Código disponível em winner/1986/hague/hague.c at master · ioccc-src/winner · GitHub

No início do código encontram-se várias macros definidas com nomes enganosos. O autor nomeia tokens como DIT e DAHDIT para símbolos de C, o que torna o código visualmente muito estranho, porque o leitor espera algo como for ou if, mas vê DAHDIT.

O corpo do programa em si mistura essas macros com os comandos usuais de C, combinando loops e condições com uma estrutura que visualmente não parece “texto de programa” convencional. Isso força o leitor a pensar “o que isso realmente faz?” e acompanhar o pré-processador para entender.

A lógica do programa realmente converte caracteres de entrada em sinais de código Morse (pontos e traços), imprimindo o resultado. A ofuscação está no modo como o autor esconde os laços de repetição, as verificações de caractere e a saída usando essas macros com nomes que desencadeiam “DIT” e “DAHDIT”, evocando Morse, mas trocando pela sintaxe de C.

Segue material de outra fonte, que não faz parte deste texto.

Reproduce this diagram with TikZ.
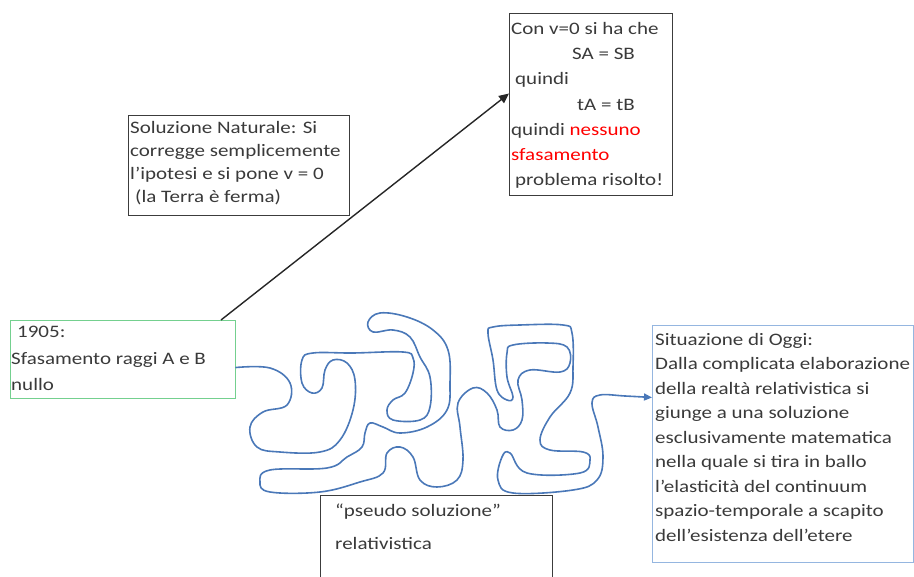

Outro truque típico: o uso de operadores e expressões pouco comuns, como combinação de ponteiros, ternários, manipulação de bits, variáveis com nomes curtos ou simbólicos, para comprimir o código ou torná-lo menos legível.

Por que foi premiado

  • Porque fez algo funcional — não era apenas “printar Hello, world!”, mas implementar um conversor de Morse.
  • Porque usou ofuscação criativa — renomeando macros, alterando visual do código, tornando difícil de ler, mas ainda C correto.
  • Porque tornou-se educativo: ao “decifrar” o código o leitor acaba aprendendo sobre o pré-processador, macros, substituição de tokens, e construção de laços menos triviais.

O que se aprende com ele

  • A importância de macros: ver como #define pode transformar radicalmente a leitura de um código, ao substituir tokens por outros símbolos ou palavras.
  • O mesmo já visto no exemplo anterior, sobre “a limitação da clareza” e “a brincadeira técnica”.